In operation, gas flows in the battle surfaces and forms a liquid film that is drained away to the liquid section of the separator. The baffles need only be longer than the distance of liquid trajectory travel at the desing gas velocity. The liquid level control placement is more critical than a vertical separator, and surge space is somewhat limited. Horizontal separators are almost always used for high GLR well streams, for foaming well streams, or for liquid-from- liquid separation.

Horizontal double tube:

A horizontal double-tube has all the advantages of a normal horizontal separator plus a much higher liquid capacity. Incoming free liquid is immediately drained away from the upper section into the lower section. The upper section is filled with baffles, and gas flow is straight through and at higher velocities.

CONVENTIONAL HORIZONTAL DOUBLE-BARREL SEPARATOR

Spherical:

An Spherical separator offers an inexpensive and compact vessel arrangement. However, these types of vessels have a very limited surge space and liquid settling section. The placement and action of the liquid level control in this type of vessel is very critical.

SPHERICAL LOW-PRESSURE SEPARATOR

Three phase horizontal separator:

For another, Three-phase or oil-gas-water separation can be easily accomplished in any type of separator by installing either special internal baffling to construct a water leg or water siphon arrangement, or by using an interface liquid level control.

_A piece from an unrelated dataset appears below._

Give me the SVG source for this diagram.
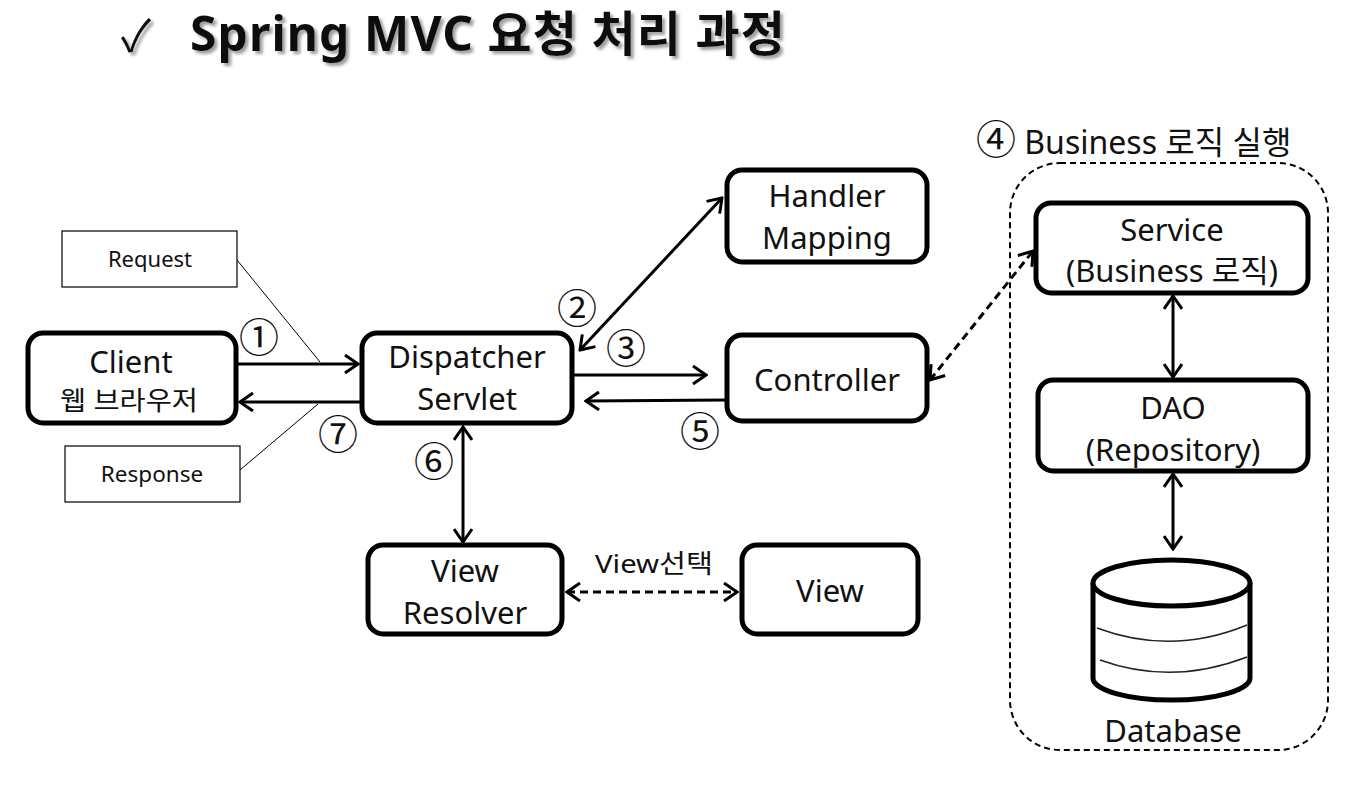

CONVENTIONAL HORIZONTAL THREE-PHASE SEPARATOR

A three-phase feature is difficult to install in a spherical separator because of the limited internal space available. With three-phase operation, two liquid level controls and two liquid dump valves are required. Three-phase separators are used commonly for well testing and in instances where free water readily separates from the oil or condensate.

From an evaluation of the advantages and disadvantages of the various types of separators, the horizontal single-tube separator emerged as the one that gives the most efficient operation for high liquid loadings, vertical separators should be considered.